Strong trade remedies are important to U.S. companies
doing business internationally.
DR-CAFTA meets Trade Promotion Authority (TPA)
negotiating objectives for trade remedy laws.
- The principal negotiating objectives established
by Congress for trade remedies in TPA were to
preserve the ability of the United States to
enforce its trade laws rigorously and to address
and remedy market distortions that lead to dumping
and subsidization, including cartelization and
market-access barriers.
- w U.S. negotiators have met these objectives
in DR-CAFTA. It does not change U.S. antidumping
or countervailing duty laws. It establishes
a bilateral safeguard mechanism during the transition
period to allow a temporary suspension of tariff
reductions if increased imports from one or
more DR-CAFTA parties are a substantial cause
of serious injury, or threat of serious injury,
to a domestic industry. The United States also
may apply safeguards on out-of-quota imports
of dairy, peanuts and peanut butter. If all
parties agree, safeguard coverage can be extended.

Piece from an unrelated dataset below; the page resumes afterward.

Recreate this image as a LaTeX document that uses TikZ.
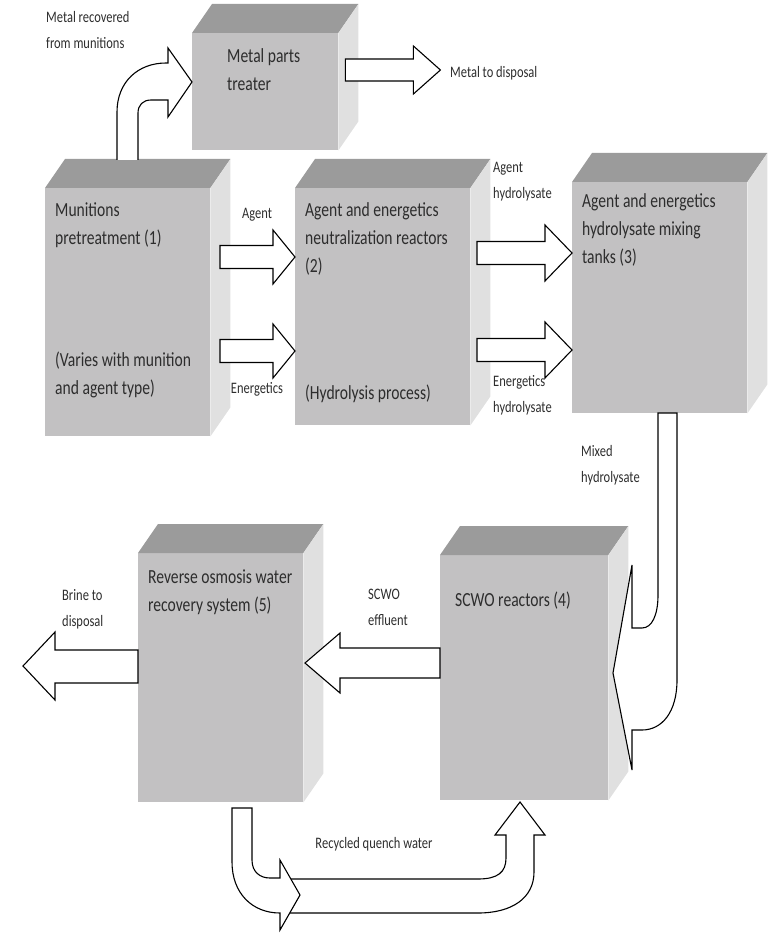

U.S. businesses endorse DR-CAFTA’s trade remedy
provisions.
- DR-CAFTA will fully protect U.S. producers
from injurious dumping or subsidization. It
also provides adequate protection from injury
that may be caused by DR-CAFTA’s tariff reductions.
The U.S. government does not anticipate that
such issues will arise from expanded trade with
neighbors in Central America, as the paucity
of current trade remedy orders suggests, but
in the event that the concern should materialize,
DR-CAFTA will fully protect U.S. producers.